Task brief
Retype only what runs from the first line of the listing to the line holding "years = list(range(1870, 2018))", both included. Do not retype the pictures.

Data lines
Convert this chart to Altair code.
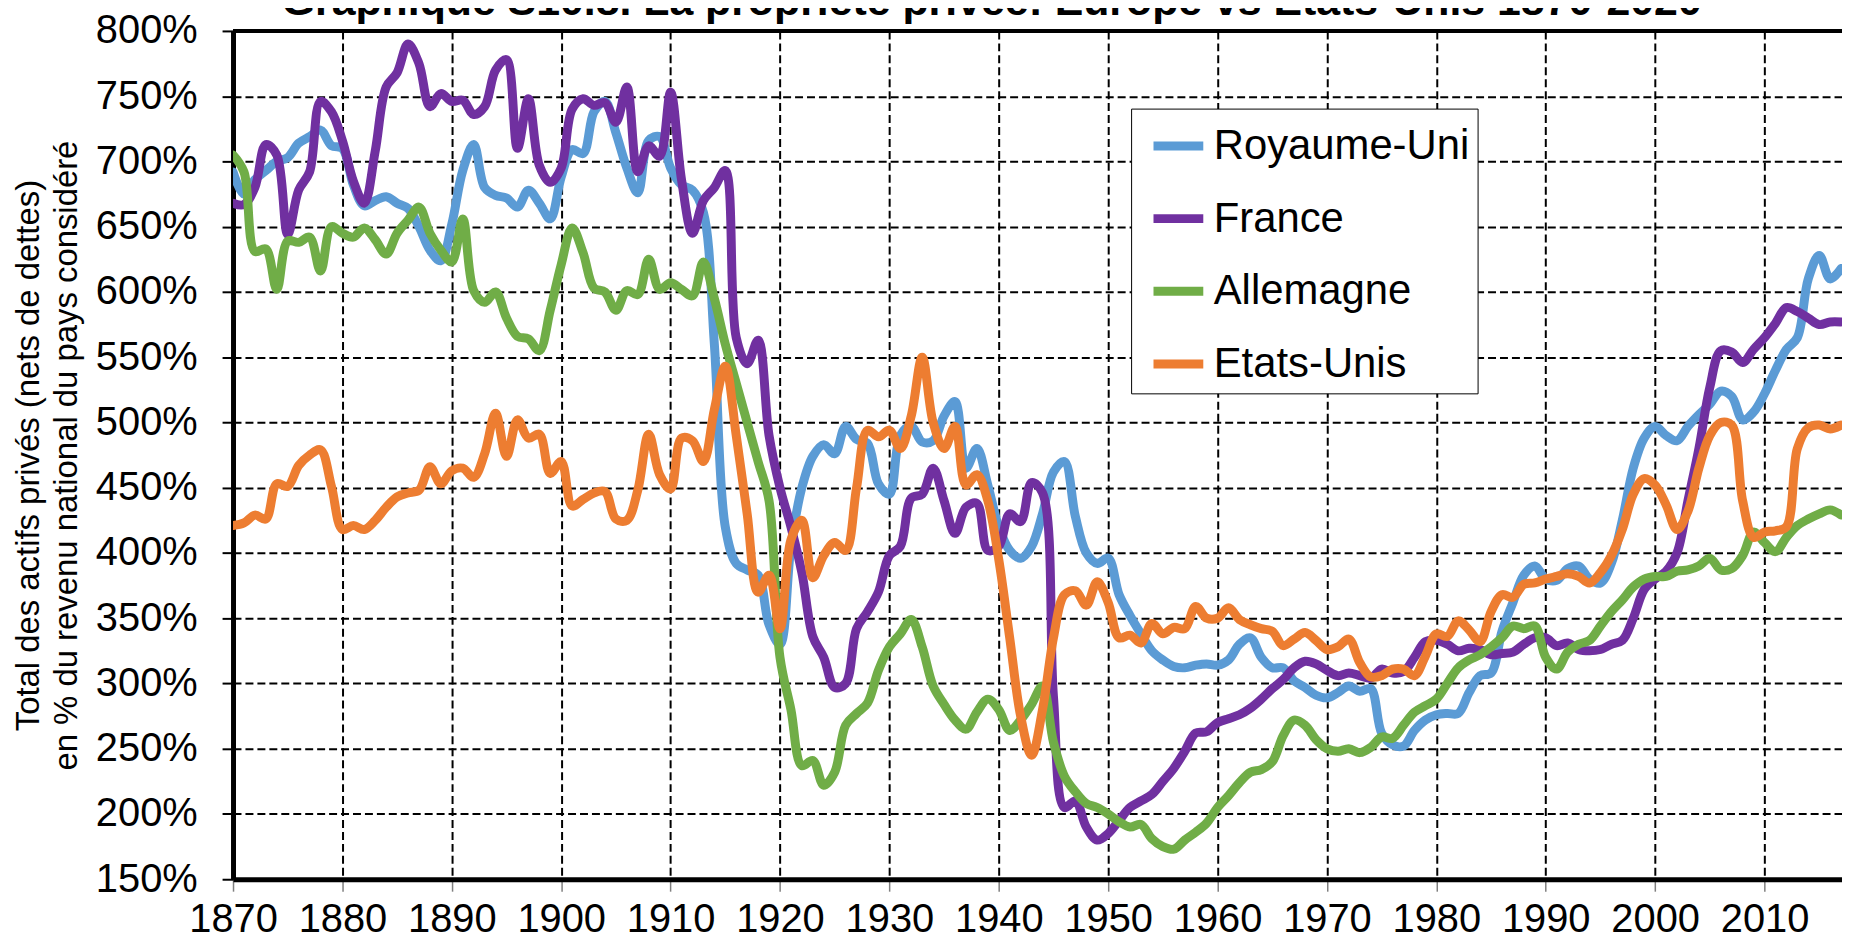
import altair as alt
import pandas as pd

# ---------------- data ----------------
years = list(range(1870, 2018))

royaume_uni = [
    692, 675, 686, 693, 700, 703, 714, 719, 724, 712,
    710, 682, 666, 670, 673, 668, 664, 650, 632, 624,
    652, 693, 713, 680, 674, 672, 665, 678, 668, 656,
    688, 709, 706, 738, 746, 722, 695, 676, 716, 719,
    695, 682, 678, 661, 560, 420, 392, 387, 383, 345,
    330, 405, 450, 474, 483, 476, 497, 487, 484, 453,
    445, 490, 497, 485, 486, 505, 516, 465, 480, 452,
    420, 402, 396, 405, 430, 462, 470, 428, 400, 392,
    396, 368, 352, 338, 325, 318, 313, 312, 314, 315,
    314, 318, 330, 335, 320, 312, 312, 302, 297, 291,
    289, 293, 298, 294, 296, 262, 253, 252, 264, 272,
    276, 277, 277, 293, 306, 308, 340, 362, 383, 390,
    380, 379, 388, 390, 380, 377, 392, 425, 465, 488,
    497, 490, 486, 497, 506, 514, 524, 520, 502, 508,
    522, 540, 556, 565, 610, 628, 610, 618,
]

france = [
    668, 667, 680, 713, 705, 644, 678, 692, 746, 738,
    716, 685, 668, 708, 757, 768, 790, 775, 742, 752,
    746, 747, 736, 742, 770, 778, 710, 748, 697, 684,
    695, 740, 748, 743, 745, 730, 757, 692, 712, 704,
    753, 686, 645, 670, 680, 693, 565, 545, 563, 490,
    450, 420, 385, 336, 320, 297, 300, 342, 355, 370,
    398, 405, 442, 445, 465, 440, 415, 435, 438, 402,
    405, 430, 424, 454, 446, 290, 205, 210, 190, 180,
    185, 195, 205, 210, 215, 225, 235, 248, 262, 263,
    270, 273, 276, 281, 288, 296, 303, 312, 317, 315,
    310, 306, 308, 306, 304, 311, 308, 309, 320, 332,
    333, 330, 325, 327, 326, 322, 323, 324, 330, 335,
    335, 329, 331, 326, 325, 326, 330, 333, 350, 372,
    380, 386, 400, 440, 480, 527, 555, 554, 546, 556,
    565, 576, 588, 585, 580, 575, 577, 577,
]

allemagne = [
    705, 692, 631, 633, 602, 639, 638, 642, 616, 650,
    645, 642, 649, 640, 629, 645, 655, 665, 645, 632,
    623, 656, 601, 592, 600, 580, 566, 564, 555, 586,
    621, 649, 630, 603, 600, 586, 601, 598, 625, 602,
    607, 602, 597, 623, 595, 560, 530, 500, 470, 440,
    320, 280, 237, 241, 222, 232, 268, 277, 285, 310,
    328, 338, 349, 328, 298, 284, 272, 265, 278, 288,
    280, 264, 272, 284, 298, 255, 229, 217, 208, 205,
    200, 194, 190, 192, 181, 175, 173, 180, 186, 193,
    205, 214, 224, 232, 234, 240, 260, 272, 268, 257,
    250, 248, 250, 247, 251, 259, 258, 268, 278, 283,
    288, 300, 312, 318, 322, 328, 335, 344, 342, 344,
    320, 311, 324, 330, 333, 344, 355, 364, 374, 380,
    382, 382, 386, 387, 390, 396, 387, 388, 398, 416,
    408, 401, 412, 421, 426, 430, 433, 429,
]

etats_unis = [
    421, 423, 429, 426, 453, 451, 467, 475, 479, 451,
    418, 421, 418, 425, 435, 443, 446, 448, 466, 453,
    463, 465, 458, 476, 507, 474, 502, 488, 491, 461,
    470, 436, 441, 446, 447, 426, 425, 448, 491, 460,
    449, 488, 486, 470, 510, 543, 490, 430, 370, 383,
    342, 410, 425, 381, 398, 408, 402, 450, 494, 489,
    494, 480, 505, 550, 500, 480, 497, 452, 460, 440,
    395, 335, 275, 245, 280, 335, 368, 371, 360, 378,
    362, 335, 337, 331, 346, 338, 343, 342, 359, 350,
    350, 358, 349, 345, 342, 340, 329, 334, 339, 333,
    326, 328, 334, 316, 305, 306, 311, 311, 306, 321,
    338, 336, 348, 341, 332, 355, 368, 366, 376, 377,
    380, 382, 384, 382, 377, 385, 398, 418, 445, 457,
    452, 437, 418, 432, 465, 490, 500, 498, 440, 412,
    416, 417, 420, 480, 496, 498, 495, 498,
]

pays = ["Royaume-Uni", "France", "Allemagne", "Etats-Unis"]
couleurs = ["#5B9BD5", "#7030A0", "#70AD47", "#ED7D31"]
series = [royaume_uni, france, allemagne, etats_unis]

x_ticks = list(range(1870, 2011, 10))
y_ticks = list(range(150, 801, 50))
y_top = [800]
titre = ["Graphique S10.8. La propriété privée: Europe vs Etats-Unis 1870-2020"]
titre_axe_y = ["Total des actifs privés (nets de dettes)",
               "en % du revenu national du pays considéré"]

for s in series:
    assert len(s) == len(years), len(s)

rows = []
for name, vals in zip(pays, series):
    for yr, v in zip(years, vals):
        rows.append({"annee": yr, "valeur": v, "pays": name})
df = pd.DataFrame(rows)

PX_PER_YEAR = 10.987
W, H = 1616, 852
FONT = "Liberation Sans"

x_scale = alt.Scale(domain=[1870, 1870 + W / PX_PER_YEAR], nice=False, zero=False)
y_scale = alt.Scale(domain=[150, 800], nice=False, zero=False)

x_axis = alt.Axis(
    values=x_ticks, format="d", title=None,
    labelFontSize=40, labelColor="black", labelFont=FONT, labelPadding=8,
    labelFlush=False, labelOverlap=False,
    tickSize=12, tickColor="#7f7f7f", tickWidth=1.5,
    domainColor="black", domainWidth=5,
    grid=True, gridColor="black", gridDash=[8, 4], gridWidth=2,
)
y_axis = alt.Axis(
    values=y_ticks, labelExpr="datum.value + '%'",
    labelFontSize=40, labelColor="black", labelFont=FONT, labelPadding=25,
    tickSize=11, tickColor="black", tickWidth=2,
    domainColor="black", domainWidth=5,
    grid=True, gridColor="black", gridDash=[8, 4], gridWidth=2,
    title=titre_axe_y, titleFont=FONT, titleFontSize=33, titleFontWeight="normal",
    titleColor="black", titleLineHeight=38, titleAngle=270, titleBaseline="bottom",
    titleAlign="center", titleX=-188, titleY=H / 2,
)

lines = alt.Chart(df).mark_line(
    strokeWidth=9, interpolate="catmull-rom", clip=True,
    strokeCap="round", strokeJoin="round",
).encode(
    x=alt.X("annee:Q", scale=x_scale, axis=x_axis),
    y=alt.Y("valeur:Q", scale=y_scale, axis=y_axis),
    color=alt.Color(
        "pays:N",
        scale=alt.Scale(domain=pays, range=couleurs),
        sort=pays,
        legend=alt.Legend(
            title=None, orient="none", legendX=902, legendY=78,
            strokeColor="black", fillColor="white", padding=8,
            symbolType="stroke", symbolStrokeWidth=9, symbolSize=2500,
            symbolOffset=10, labelOffset=6, rowPadding=22,
            labelFontSize=42, labelFont=FONT, labelColor="black",
            labelLimit=500, labelExpr="datum.label + '\u00a0'",
        ),
    ),
)

top_border = alt.Chart(pd.DataFrame({"v": y_top})).mark_rule(
    color="black", strokeWidth=4,
).encode(y=alt.Y("v:Q", scale=y_scale))

title_df = pd.DataFrame({"t": titre})
title_mark = alt.Chart(title_df).mark_text(
    font=FONT, fontSize=43, fontWeight="bold", color="black",
    align="center", baseline="alphabetic",
).encode(text="t:N", x=alt.value(762), y=alt.value(-16))

chart = alt.layer(lines, top_border, title_mark).properties(
    width=W, height=H,
    autosize=alt.AutoSizeParams(type="none"),
    padding={"left": 226, "top": 21, "right": 0, "bottom": 60},
).configure_view(
    stroke=None,
).configure_legend(
    strokeWidth=2,
).configure(background="white")

chart.save("out.html", embed_options={"renderer": "svg", "actions": False})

Task output
Convert this chart to Altair code.
import altair as alt
import pandas as pd

# ---------------- data ----------------
years = list(range(1870, 2018))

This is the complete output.